17.07.2016
Классическое литературоведение, размышляющее, о чем же сказал нам автор, обычно обходит стороной некоторые слишком очевидные факты: мол, читатель «так понял текст». Сочинитель при этом избавлен от всякой ответственности, он только складывает слова в предложения и умеет использовать какую-нибудь красивую метафору. А уж что там дальше случится, не нашего ума дело. Позиция эта понятна, хотя и довольно ущербна, поскольку литература и кино, музыка и театр, философия и живопись — не игрушки для пресыщенной публики, а часть живой истории. Можно, конечно, считать, что «Государь» Никколо Макиавелли — лишь набор политических тезисов, но странно верить, будто бы этот трактат вообще ничего для Европы (а затем — и Нового Света) не значил.
«Над пропастью во ржи» — изумительно просто написанная история, которая пришлась по нраву и Марку Чепмену, убийце Джона Леннона. Легко отмахнуться: дескать, Сэлинджер не виноват, мало ли психопатов. Но не «Критику чистого разума» Канта они несли с базара и не стихотворения Петра Вяземского — такова уж грустная правда…
В центре романа — подросток Холден Колфилд, мятущаяся душа, бездельник, умник и зануда, ищущий место в жизни. «Так держусь, как будто мне лет 13», — говорит он сам о себе, жаждет подлинности, смело критикует несправедливый мир и устраивается под проливным дождем, пока его младшая сестренка Фиби счастливо катается на карусели. Откровенность героя подкупает, но осознание им своей ответственности вписывает текст в более широкую рамку. Проходя через взросление, Холден элементарно не успевает дорасти до ключевой мысли Сэлинджера, высказанной им в повести «Выше стропила, плотники» (1963): человечность и снисхождение к тем, кто не похож на нас, — лучшее лекарство на свете.
В «Над пропастью во ржи» увидели бунт (он, конечно, есть), мандат на повальный инфантилизм и оправдание любым глупостям по причине собственной «тонкой душевной организации». Можно ли прочесть текст именно так? К сожалению, можно. А как стоило бы его прочесть?

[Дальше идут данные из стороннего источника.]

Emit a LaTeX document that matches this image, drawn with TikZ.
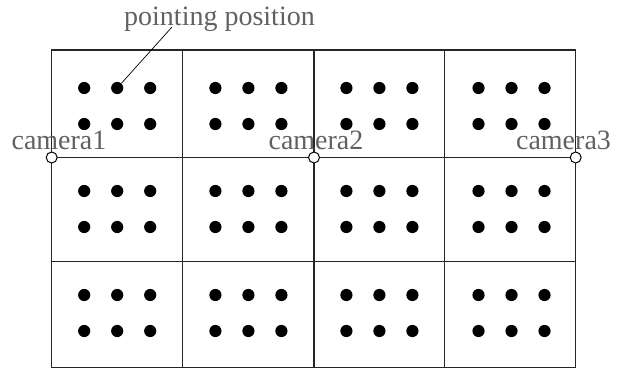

Пожалуй, как среднюю часть неформальной трилогии Сэлинджера. Она открывается рассказом «Хорошо ловится рыбка-бананка» (1948), что и принес писателю славу. Банальный, но жизненный сюжет о том, как слишком умный герой, которого зовут Симор Гласс, не может вынести простую девицу Мюриель и ее мать, воодушевленную всякой чушью вроде телепередач о «звездах», посвящен противостоянию «испорченной реальности» и «человека в духовных поисках». На первых порах у автора есть только один ответ на мучительный вопрос: что же делать, если западное послевоенное общество прогнило до основания? Смерть — звучит не особо убедительно.
Третья часть размышлений Сэлинджера — повесть «Выше стропила, плотники» (1955), рассказывает о том, как уже известный поклонникам Сэлинджера Симор женится на своей избраннице и в самом начале недолгого совместного пути, который закончится так печально, ищет возможность примирения с ней: «Я готов отдать многое, лишь бы подслушать, как Мюриель воинственно заявляет своей маме, что да, он даже зеленый горошек поливает кетчупом. Девочка моя дорогая…» — таково ведь и возможное будущее бунтаря Холдена.
Подросток повзрослел, оставшись внутренне таким же, но понял, что институты (речь идет о браке, однако дело ведь не только в нем) важнее твоей оригинальности. Победить реальность нельзя, ее можно изменить — либо грубо поломав, либо приложив все усилия для того, чтобы помочь людям стать лучше. Их трудно или почти невозможно осчастливить насильно, и, конечно, Мюриель герой «Над пропастью во ржи» обошел бы за километр, презрительно отметив отсутствие у нее умственных способностей. Как будто от этих слов в голове у барышни что-то прибавится. Да, Холден таков (все его возмущенные, гневные, страдательные реплики — в основном пустозвонство), но он — этап, ступень, а вовсе не финал (который может быть и таким, как в «Хорошо ловится рыбка-бананка», и совсем иным — потенциал для этого есть). Тот факт, что от Сэлинджера остался герой-подросток с чувством собственной значимости, не проигнорируешь: всякий поклонник легко надевает на себя маску «я — тринадцатилетний» и начинает чудить, благо дурное дело не хитрое. Но автор — умнее, тоньше и глубже своих фанатов, и хорошо бы не забывать об этом, издав когда-нибудь три главных его произведения под одной обложкой, снабдив соответствующими комментариями и пояснениями. Да так и оставить.